▶ Instructions to follow:
Beginning with the first line below, please repeat the material exactly, ending with the line that includes "(0,0) rectangle (630,398);".

▼

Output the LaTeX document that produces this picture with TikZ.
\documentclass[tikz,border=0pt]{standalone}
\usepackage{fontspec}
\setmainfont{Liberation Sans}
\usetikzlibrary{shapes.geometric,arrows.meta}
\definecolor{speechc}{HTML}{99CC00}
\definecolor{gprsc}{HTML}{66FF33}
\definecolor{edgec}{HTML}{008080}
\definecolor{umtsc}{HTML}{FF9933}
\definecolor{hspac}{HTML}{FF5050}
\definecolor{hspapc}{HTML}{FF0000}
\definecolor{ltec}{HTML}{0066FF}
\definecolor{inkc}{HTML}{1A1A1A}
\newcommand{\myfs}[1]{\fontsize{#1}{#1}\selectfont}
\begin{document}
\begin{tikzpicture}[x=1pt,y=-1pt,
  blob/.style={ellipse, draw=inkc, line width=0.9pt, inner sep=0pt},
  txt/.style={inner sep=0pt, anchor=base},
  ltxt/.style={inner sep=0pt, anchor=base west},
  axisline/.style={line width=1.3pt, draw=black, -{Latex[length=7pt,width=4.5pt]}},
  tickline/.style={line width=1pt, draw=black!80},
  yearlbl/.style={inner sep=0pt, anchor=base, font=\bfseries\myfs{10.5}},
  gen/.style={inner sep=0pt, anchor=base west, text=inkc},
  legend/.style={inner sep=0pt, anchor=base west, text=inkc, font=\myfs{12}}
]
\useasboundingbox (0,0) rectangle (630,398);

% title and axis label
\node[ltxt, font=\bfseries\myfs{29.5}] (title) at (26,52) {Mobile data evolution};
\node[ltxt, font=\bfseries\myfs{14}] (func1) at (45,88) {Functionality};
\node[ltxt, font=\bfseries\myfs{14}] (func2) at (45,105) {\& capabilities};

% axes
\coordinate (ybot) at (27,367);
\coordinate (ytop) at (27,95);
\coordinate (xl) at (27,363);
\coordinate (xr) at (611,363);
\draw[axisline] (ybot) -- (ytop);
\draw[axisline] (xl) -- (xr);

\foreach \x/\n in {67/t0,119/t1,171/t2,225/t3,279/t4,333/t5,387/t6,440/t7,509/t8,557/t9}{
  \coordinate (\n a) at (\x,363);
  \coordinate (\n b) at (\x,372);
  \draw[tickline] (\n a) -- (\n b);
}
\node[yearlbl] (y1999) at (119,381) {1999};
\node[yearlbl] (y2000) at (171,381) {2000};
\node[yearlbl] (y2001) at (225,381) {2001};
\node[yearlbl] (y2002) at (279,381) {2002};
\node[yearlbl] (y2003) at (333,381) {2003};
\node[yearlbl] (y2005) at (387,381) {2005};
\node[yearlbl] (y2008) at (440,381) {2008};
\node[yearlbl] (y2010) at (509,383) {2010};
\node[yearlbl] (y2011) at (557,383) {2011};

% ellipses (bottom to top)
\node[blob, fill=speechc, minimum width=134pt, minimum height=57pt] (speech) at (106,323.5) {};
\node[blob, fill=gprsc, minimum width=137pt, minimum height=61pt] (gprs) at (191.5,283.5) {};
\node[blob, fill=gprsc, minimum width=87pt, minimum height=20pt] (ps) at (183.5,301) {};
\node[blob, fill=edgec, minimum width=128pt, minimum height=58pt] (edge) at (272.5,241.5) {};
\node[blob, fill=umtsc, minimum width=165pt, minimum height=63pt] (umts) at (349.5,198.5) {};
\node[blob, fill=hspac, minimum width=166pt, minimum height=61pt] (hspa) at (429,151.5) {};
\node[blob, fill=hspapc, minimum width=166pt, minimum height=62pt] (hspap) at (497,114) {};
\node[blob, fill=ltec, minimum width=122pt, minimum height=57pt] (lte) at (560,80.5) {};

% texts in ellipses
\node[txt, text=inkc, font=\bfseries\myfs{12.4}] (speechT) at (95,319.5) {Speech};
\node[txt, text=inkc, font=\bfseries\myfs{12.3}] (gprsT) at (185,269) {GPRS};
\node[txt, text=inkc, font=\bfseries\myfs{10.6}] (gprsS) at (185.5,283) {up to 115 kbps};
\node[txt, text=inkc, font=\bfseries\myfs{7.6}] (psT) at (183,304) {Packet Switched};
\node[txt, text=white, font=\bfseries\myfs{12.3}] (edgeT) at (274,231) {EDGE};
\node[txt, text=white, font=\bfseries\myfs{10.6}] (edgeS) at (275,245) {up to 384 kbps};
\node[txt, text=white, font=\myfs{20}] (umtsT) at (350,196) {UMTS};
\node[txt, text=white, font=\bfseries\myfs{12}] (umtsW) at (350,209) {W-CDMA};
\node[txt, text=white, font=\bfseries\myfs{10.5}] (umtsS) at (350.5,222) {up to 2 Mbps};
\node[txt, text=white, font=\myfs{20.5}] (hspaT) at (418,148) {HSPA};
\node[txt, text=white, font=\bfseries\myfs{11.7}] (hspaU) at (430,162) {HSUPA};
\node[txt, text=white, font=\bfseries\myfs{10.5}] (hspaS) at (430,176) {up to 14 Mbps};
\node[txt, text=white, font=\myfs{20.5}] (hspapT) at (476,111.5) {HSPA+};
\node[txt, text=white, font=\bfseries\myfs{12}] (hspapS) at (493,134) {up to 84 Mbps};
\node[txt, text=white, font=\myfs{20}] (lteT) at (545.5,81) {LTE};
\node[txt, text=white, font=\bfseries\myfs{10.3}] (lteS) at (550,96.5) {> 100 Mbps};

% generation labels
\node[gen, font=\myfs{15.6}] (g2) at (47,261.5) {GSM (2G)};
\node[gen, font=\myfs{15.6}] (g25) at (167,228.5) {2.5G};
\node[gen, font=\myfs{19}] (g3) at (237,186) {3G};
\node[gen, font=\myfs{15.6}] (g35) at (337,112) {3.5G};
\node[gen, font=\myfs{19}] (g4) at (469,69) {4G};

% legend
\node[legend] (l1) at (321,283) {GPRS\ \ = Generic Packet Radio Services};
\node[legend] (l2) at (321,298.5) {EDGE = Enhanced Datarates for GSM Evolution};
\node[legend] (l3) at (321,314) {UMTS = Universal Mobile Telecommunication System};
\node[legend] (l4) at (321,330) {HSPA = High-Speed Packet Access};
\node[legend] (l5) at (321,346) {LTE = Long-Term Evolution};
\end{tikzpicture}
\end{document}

▲

▶ Output for this task:
Output the LaTeX document that produces this picture with TikZ.
\documentclass[tikz,border=0pt]{standalone}
\usepackage{fontspec}
\setmainfont{Liberation Sans}
\usetikzlibrary{shapes.geometric,arrows.meta}
\definecolor{speechc}{HTML}{99CC00}
\definecolor{gprsc}{HTML}{66FF33}
\definecolor{edgec}{HTML}{008080}
\definecolor{umtsc}{HTML}{FF9933}
\definecolor{hspac}{HTML}{FF5050}
\definecolor{hspapc}{HTML}{FF0000}
\definecolor{ltec}{HTML}{0066FF}
\definecolor{inkc}{HTML}{1A1A1A}
\newcommand{\myfs}[1]{\fontsize{#1}{#1}\selectfont}
\begin{document}
\begin{tikzpicture}[x=1pt,y=-1pt,
  blob/.style={ellipse, draw=inkc, line width=0.9pt, inner sep=0pt},
  txt/.style={inner sep=0pt, anchor=base},
  ltxt/.style={inner sep=0pt, anchor=base west},
  axisline/.style={line width=1.3pt, draw=black, -{Latex[length=7pt,width=4.5pt]}},
  tickline/.style={line width=1pt, draw=black!80},
  yearlbl/.style={inner sep=0pt, anchor=base, font=\bfseries\myfs{10.5}},
  gen/.style={inner sep=0pt, anchor=base west, text=inkc},
  legend/.style={inner sep=0pt, anchor=base west, text=inkc, font=\myfs{12}}
]
\useasboundingbox (0,0) rectangle (630,398);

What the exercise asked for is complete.